Published: 31 Jan 2013 23:16 GMT+01:00 | Print version
Updated: 31 Jan 2013 23:16 GMT+01:00
Employers cannot use spy software to collect information about the computer activities of employees, Switzerland’s supreme court has ruled.
The ruling, released on Thursday, struck down a decision, earlier approved by the Ticino cantonal government, on the firing of a civil servant found to be spending too much time pursuing unprofessional activities on the internet.
The municipality of Bellinzona used “spyware” to monitor the computer use of a manager working for the local civil protection service for a period of more than three months.

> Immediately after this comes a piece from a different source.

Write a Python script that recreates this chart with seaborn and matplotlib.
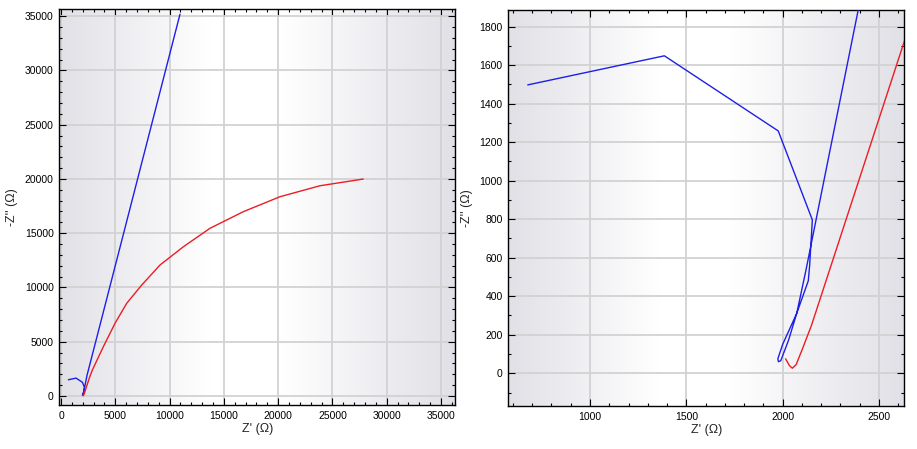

The software revealed that the the employee spent more than 20 percent of his time on computer activities unrelated to his job, such as private banking, social media and watching videos, some of which were of a pornographic nature, the ATS news agency reported.
Although the manager had 24 years experience, the municipality fired him.
But the federal government said the firing was null and void because the manner in which information against the employee was collected is illegal.
The court said collecting such evidence was contrary to a section of the labour act and the measure was “disproportionate”.
“The fight against abuses and checking the efficiency of work of employees is certainly of legitimate interest for the employer,” its ruling said.
“However, these objectives can be obtained through less invasive methods, such as by blocking certain internet sites as a preventive measure, as well as by an analysis of access to the web and email correspondence.”
This can be done in a way that conforms with federal requirements on the protection of data, the court added.